The statement issued by Israel’s Shin Bet security services hours after the Har Adar terrorist attack made a mockery of the accusations issued by several Israeli politicians who charged the Palestinian Authority and its head Mahmoud Abbas with responsibility for murder. The Shin Bet stated that the terrorist Nimer Mahmoud Ahmed Jamal, a 37-year old father of four, had “significant” personal and family problems “including a problem of violence in the family. It also turns out that the assailant’s wife fled to Jordan several weeks ago and left him with the children.”

That is to say, this was not the case of another young Palestinian who had imbibed hatred and anti-Israel incitement via Palestinian media and social media, like hundreds we have seen in the past two years, but rather a different kind of terrorist, older, a father of children, who had undergone a major personal crisis and ultimately combusted and carried out an attack.

This is not the first case, and sadly won’t be the last, in which grave personal circumstances led Palestinians to carry out attacks. It happened in the Second Intifada, and it has continued in recent years. Tensions between husbands and wives, children and their parents all too often bring these people to take extreme steps. They also may act, in part, in an effort to achieve some measure of enduring fame, carrying out an attack that would cause society, and the members of the family with whom they are at odds, to cherish and admire them.

This may sound like cheap psychology, but such is reality.

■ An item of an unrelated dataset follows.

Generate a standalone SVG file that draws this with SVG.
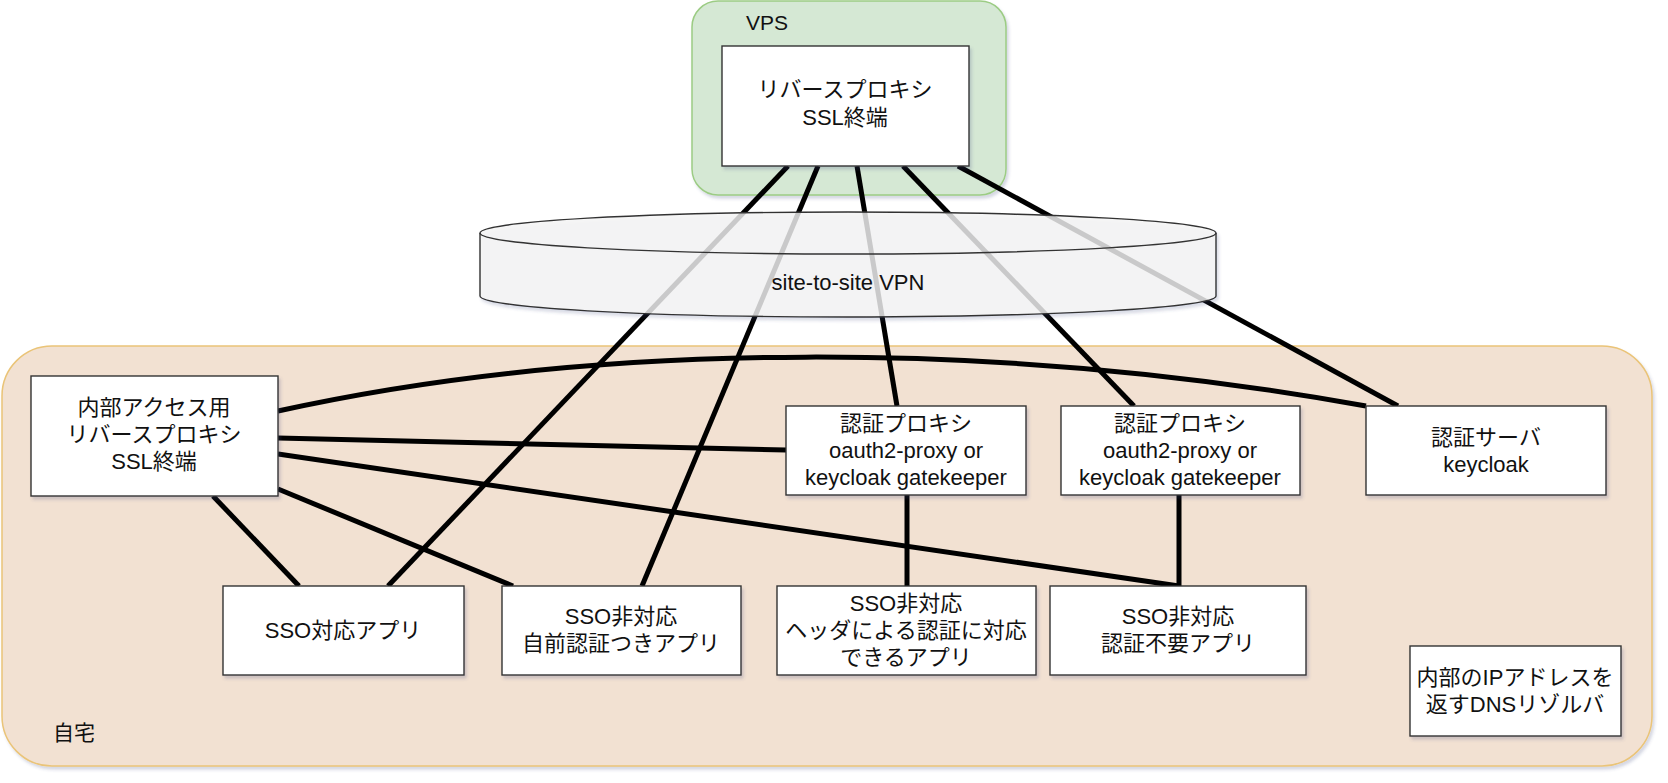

The message that the terrorist sent to his wife in Jordan also underlines how central his personal issues were to his decisions. “When you wake up in the morning, share this message on my page. Let your conscience rest. You were a good wife, Umm Baha [mother of Baha], and a compassionate mother, and I was the one who behaved badly because of my stupid jealousy,” he wrote.

Ultimately, the terrorist’s motivation — be it personal, nationalist or religious — is less relevant. And yet, politicians from all sides are seeking to profit from it. Some Israeli ministers are pointing to a religious motivation to the attack in order to link it to attacks in Europe, while Hamas has adopted a similar point of view in order to assert that the “lone wolf intifada” is alive and kicking.

It is difficult at this stage, two years after its start, to describe this phenomenon as an intifada. It is more a stream of isolated incidents. The policy of conflict management has proved itself more than once in recent years and has produced a kind of status quo. But within this status quo, the reality of relentless intermittent attacks is not about to disappear.

Incitement against Israel by the Palestinian Authority does continue, and will continue in the near future. And even as it continues, it has to be said, so too does the PA’s activity to prevent attacks. Even after the PA announced an end to its security coordination with Israel in July, the PA’s security apparatuses do plenty to prevent attacks on Israeli civilians, and even on Israeli troops.